184. A LA MÊME.
Potsdam, 2 mars 1747.
Ma très-chère sœur,
J'ai reçu le tableau que vous avez eu la bonté de m'envoyer. J'ai été bien fâché de voir que le voyage en avait terni une partie des beautés; cependant il en reste assez pour voir qu'il est de la main d'un grand peintre. C'en est trop pour vous, ma chère sœur; vous ne devriez pas réunir tant de talents différents sur la même tête. Je crains que cette peinture ne fasse du tort à votre santé; une attitude courbée ne convient guère aux obstructions. Croyez-moi, la santé est tout ce que nous avons de plus précieux dans ce monde. Il y a l'infini entre un homme malade et un autre qui se porte bien; j'en fais la malheureuse expérience.
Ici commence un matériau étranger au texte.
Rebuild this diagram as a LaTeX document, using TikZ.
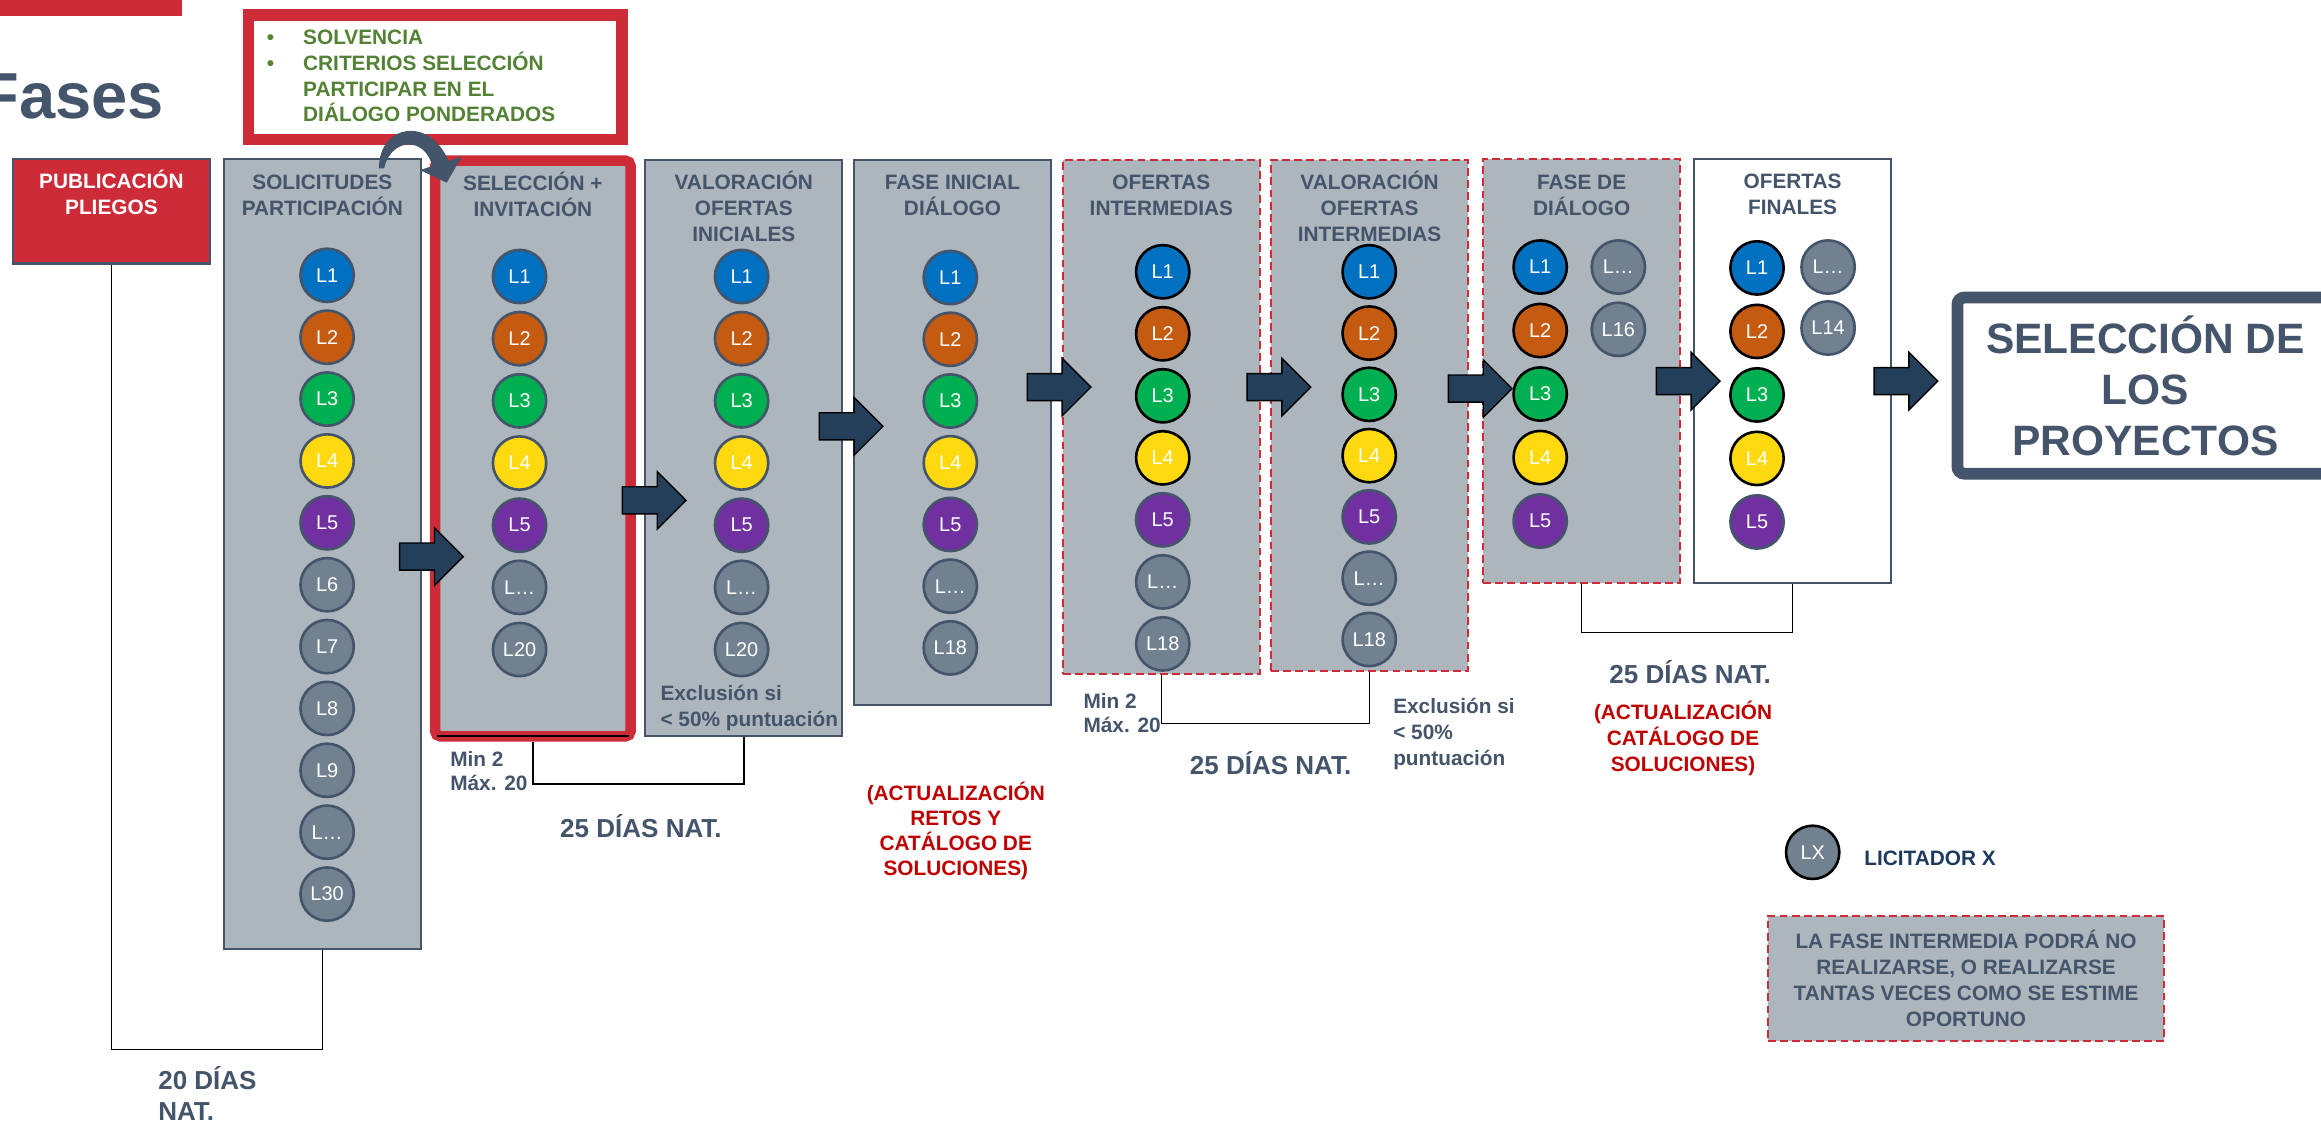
\documentclass[tikz,border=0pt]{standalone}
\usepackage{fontspec}
\setmainfont{Liberation Sans}
\usetikzlibrary{shapes.arrows, positioning}

\definecolor{slate}{HTML}{44546A}
\definecolor{panel}{HTML}{ADB5BD}
\definecolor{lgray}{HTML}{718190}
\definecolor{bred}{HTML}{CD2B37}
\definecolor{navy}{HTML}{243F5A}
\definecolor{lblue}{HTML}{0070C0}
\definecolor{lorange}{HTML}{C55A11}
\definecolor{lgreen}{HTML}{00B050}
\definecolor{lyellow}{HTML}{FFD910}
\definecolor{lpurple}{HTML}{7030A0}
\definecolor{dgreen}{HTML}{548235}
\definecolor{dred}{HTML}{C00000}
\definecolor{ink}{HTML}{1F3A5F}

\tikzset{
  col/.style={draw=slate, line width=1.2pt, fill=panel, inner sep=0pt, minimum width=3.99cm},
  colopt/.style={col, draw=bred, dash pattern=on 4.5pt off 2.5pt},
  hdr/.style={text=slate, font=\bfseries\fontsize{12}{15}\selectfont, align=center, anchor=base, inner sep=0pt},
  lic/.style={circle, fill=#1, draw=slate, line width=1.5pt, minimum size=1.08cm, inner sep=0pt, text=white, font=\fontsize{11.5}{12}\selectfont},
  barrow/.style={single arrow, draw=black, fill=navy, line width=0.8pt, anchor=tail, inner xsep=0pt, inner ysep=0.26cm, single arrow head extend=0.31cm, minimum height=1.29cm},
  remark/.style={text=slate, font=\bfseries\fontsize{12}{15}\selectfont, align=left, anchor=base west, inner sep=0pt},
  days/.style={text=slate, font=\bfseries\fontsize{15}{18}\selectfont, anchor=base, inner sep=0pt},
  upd/.style={text=dred, font=\bfseries\fontsize{12}{15}\selectfont, align=center, anchor=base, inner sep=0pt},
  bracket/.style={black, line width=0.8pt}
}

\begin{document}
\begin{tikzpicture}[x=0.03cm, y=-0.03cm]
\useasboundingbox (0,0) rectangle (1568,758);

% title
\fill[bred] (0,0) rectangle (123,10.6);
\node[text=slate, font=\bfseries\fontsize{37.5}{40}\selectfont, anchor=base west, inner sep=0pt] (title) at (-14,80) {Fases};

% criteria box
\node[draw=bred, line width=6.8pt, fill=white, minimum width=7.57cm, minimum height=2.526cm, inner sep=0pt] (solv) at (294,52.1) {};
\node[text=dgreen, font=\bfseries\fontsize{12}{14.8}\selectfont, align=left, anchor=base west, inner sep=0pt] (crit) at (180,82.2)
  {\makebox[21pt][l]{\textbullet}SOLVENCIA\\\makebox[21pt][l]{\textbullet}CRITERIOS SELECCIÓN\\\hspace*{21pt}PARTICIPAR  EN EL\\\hspace*{21pt}DIÁLOGO PONDERADOS};

% phases
\node[col, fill=bred, minimum width=4cm, minimum height=2.115cm] (pub) at (75.25,142.75) {};
\node[col, minimum width=4cm, minimum height=16cm] (sol) at (217.75,374.25) {};
\node[col, draw=bred, line width=6pt, outer sep=0pt, rounded corners=3pt, minimum width=3.96cm, minimum height=11.67cm] (sel) at (360,303) {};
\draw[line width=1.2pt] ([xshift=1pt]sel.south west) -- ([xshift=-1pt]sel.south east);
\node[col, minimum height=11.67cm] (vali) at (502.5,302.5) {};
\node[col, minimum height=11.04cm] (fasei) at (643.5,292) {};
\node[colopt, minimum height=10.42cm] (ofi) at (784.6,281.7) {};
\node[colopt, minimum height=10.36cm] (valint) at (925.25,280.65) {};
\node[colopt, minimum height=8.6cm] (fased) at (1068.5,250.7) {};
\node[col, fill=white, line width=1.4pt, minimum height=8.6cm] (off) at (1211,250.7) {};

\node[hdr, text=white] (hpub) at ([yshift=-32.8pt]pub.north) {PUBLICACIÓN\\PLIEGOS};
\node[hdr] (hsol) at ([yshift=-32.8pt]sol.north) {SOLICITUDES\\PARTICIPACIÓN};
\node[hdr] (hsel) at ([yshift=-32.3pt]sel.north) {SELECCIÓN +\\INVITACIÓN};
\node[hdr] (hvali) at ([yshift=-47.6pt]vali.north) {VALORACIÓN\\OFERTAS\\INICIALES};
\node[hdr] (hfasei) at ([yshift=-32.6pt]fasei.north) {FASE INICIAL\\DIÁLOGO};
\node[hdr] (hofi) at ([yshift=-32.6pt]ofi.north) {OFERTAS\\INTERMEDIAS};
\node[hdr] (hvalint) at ([yshift=-47.6pt]valint.north) {VALORACIÓN\\OFERTAS\\INTERMEDIAS};
\node[hdr] (hfased) at ([yshift=-33pt]fased.north) {FASE DE\\DIÁLOGO};
\node[hdr] (hoff) at ([yshift=-33pt]off.north) {OFERTAS\\FINALES};

% bidders
\foreach \lab/\fc [count=\i] in {L1/lblue, L2/lorange, L3/lgreen, L4/lyellow, L5/lpurple, L6/lgray, L7/lgray, L8/lgray, L9/lgray, L…/lgray, L30/lgray}
  \node[lic=\fc] (sol\i) at (221,{186+41.8*(\i-1)}) {\lab};
\foreach \lab/\fc [count=\i] in {L1/lblue, L2/lorange, L3/lgreen, L4/lyellow, L5/lpurple, L…/lgray, L20/lgray} {
  \node[lic=\fc] (sel\i) at (351,{186.8+42*(\i-1)}) {\lab};
  \node[lic=\fc] (vali\i) at (501,{186.8+42*(\i-1)}) {\lab};
}
\foreach \lab/\fc [count=\i] in {L1/lblue, L2/lorange, L3/lgreen, L4/lyellow, L5/lpurple, L…/lgray, L18/lgray}
  \node[lic=\fc] (fasei\i) at (642,{187.5+41.7*(\i-1)}) {\lab};
\foreach \lab/\fc/\bc [count=\i] in {L1/lblue/black, L2/lorange/black, L3/lgreen/black, L4/lyellow/black, L5/lpurple/slate, L…/lgray/slate, L18/lgray/slate} {
  \node[lic=\fc, draw=\bc] (ofi\i) at (785.5,{183.6+41.9*(\i-1)}) {\lab};
  \node[lic=\fc, draw=\bc] (valint\i) at (925,{183.6+41.4*(\i-1)}) {\lab};
}
\foreach \lab/\fc/\bc [count=\i] in {L1/lblue/black, L2/lorange/black, L3/lgreen/black, L4/lyellow/black, L5/lpurple/slate} {
  \node[lic=\fc, draw=\bc] (fased\i) at (1040.5,{180.4+42.9*(\i-1)}) {\lab};
  \node[lic=\fc, draw=\bc] (off\i) at (1187,{181+42.9*(\i-1)}) {\lab};
}
\node[lic=lgray] (fased6) at (1093.3,180.4) {L…};
\node[lic=lgray] (fased7) at (1093.3,222.5) {L16};
\node[lic=lgray] (off6) at (1235,180.4) {L…};
\node[lic=lgray] (off7) at (1235,221.6) {L14};

% durations
\draw[bracket] (pub.south) -- ++(0,530.5) -| (sol.south);
\draw[bracket] (sel.south) ++(0,3.5) -- ++(0,28.7) -| (vali.south);
\draw[bracket] (ofi.south) -- ++(0,32.6) -| (valint.south);
\draw[bracket] (fased.south) -- ++(0,32.4) -| (off.south);

% flow
\node[barrow] (a1) at (269.5,376) {};
\node[barrow] (a2) at (420,338) {};
\node[barrow] (a3) at (553,288) {};
\node[barrow] (a4) at (693.5,261.5) {};
\node[barrow] (a5) at (842,261.5) {};
\node[barrow] (a6) at (978,262.5) {};
\node[barrow] (a7) at (1118.5,257.5) {};
\node[barrow] (a8) at (1265.6,257.5) {};

\fill[slate] (256,113.7) .. controls (256,84) and (290,78) .. (303,108.7) -- (311.9,105.9) -- (301.8,123.4) -- (283.7,114.9) -- (292,112.2) .. controls (287,92) and (264,93) .. (259.5,113.7) -- cycle;

\node[draw=slate, line width=6.8pt, rounded corners=4pt, minimum width=7.62cm, minimum height=3.57cm, text=slate, font=\bfseries\fontsize{24.5}{29.5}\selectfont, align=center, inner sep=0pt] (proy) at (1449.4,260.5) {SELECCIÓN DE\\LOS\\PROYECTOS};

% notes
\node[remark] (excl1) at (446,490.7) {Exclusión si\\< 50\% puntuación};
\node[remark, font=\bfseries\fontsize{12}{13.8}\selectfont] (min1) at (304,534) {Min 2\\Máx. 20};
\node[remark, font=\bfseries\fontsize{12}{13.8}\selectfont] (min2) at (731.8,494.6) {Min 2\\Máx. 20};
\node[remark] (excl2) at (941,517) {Exclusión si\\< 50\%\\puntuación};
\node[days, align=left, anchor=base west, font=\bfseries\fontsize{15}{17.9}\selectfont] (d0) at (106.7,756.8) {20 DÍAS\\NAT.};
\node[days] (d1) at (433,566) {25 DÍAS NAT.};
\node[days] (d2) at (858.4,523.2) {25 DÍAS NAT.};
\node[days] (d3) at (1141.8,462) {25 DÍAS NAT.};
\node[upd, font=\bfseries\fontsize{12}{14.5}\selectfont] (u1) at (645.7,591.5) {(ACTUALIZACIÓN\\RETOS Y\\CATÁLOGO DE\\SOLUCIONES)};
\node[upd] (u2) at (1137,520.9) {(ACTUALIZACIÓN\\CATÁLOGO DE\\SOLUCIONES)};

% legend
\node[lic=lgray, draw=black] (lx) at (1224.6,575.8) {LX};
\node[text=ink, font=\bfseries\fontsize{12}{15}\selectfont, anchor=base west, inner sep=0pt] (lxt) at (1259.3,584.5) {LICITADOR X};
\node[colopt, minimum width=8.04cm, minimum height=2.526cm, text=slate, font=\bfseries\fontsize{12}{14.85}\selectfont, align=center] (nota) at (1328.2,661) {LA FASE INTERMEDIA PODRÁ NO\\REALIZARSE, O REALIZARSE\\TANTAS VECES COMO SE ESTIME\\OPORTUNO};
\end{tikzpicture}
\end{document}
On pense faiblement, on travaille mal, et on agit inférieurement à tout cela, quand un petit viscère se détraque, ou quand une petite soupape refuse de faire son devoir. Nous sommes bien peu de chose, nous ne tenons à la vie que par un cheveu, et, à nous entendre, on dirait que la nature nous a pourvus de corps d'airain. Nous tirons tout le parti de notre machine que nous pouvons, et <156>notre imagination, qui bat la campagne et court se précipiter dans l'avenir, embrasse des siècles entiers, et laisse loin derrière elle un corps languissant qui se traîne et périt. Horace a bien eu raison de dire :1_176-a
O Postume! le temps passe;
Pourquoi dans un si court espace
Renfermer de si longs projets?
Je m'égare un peu dans la morale, et je crains bien que vous direz qu'Horace est un sot dans ma bouche. Pour passer à des objets plus gracieux, je vous dirai que j'ai entendu les airs des Fêtes galantes, qui sont charmants; la Masi y chantera, l'Astrua n'arrivera qu'à la fin d'avril. Il nous arrive un sculpteur de Paris, nommé Adam, qui est un des meilleurs de ce siècle, et j'attends encore un peintre qui ne lui est point inférieur par ses talents. Je passe ainsi ma vie, partageant mon loisir entre les arts, ayant du goût pour tous, et ne donnant l'exclusion à aucun. Je vous prie, ma chère sœur, de me croire avec la plus parfaite amitié, etc.
1_176-a Odes, liv. II, ode 14, V. 1 et suivants.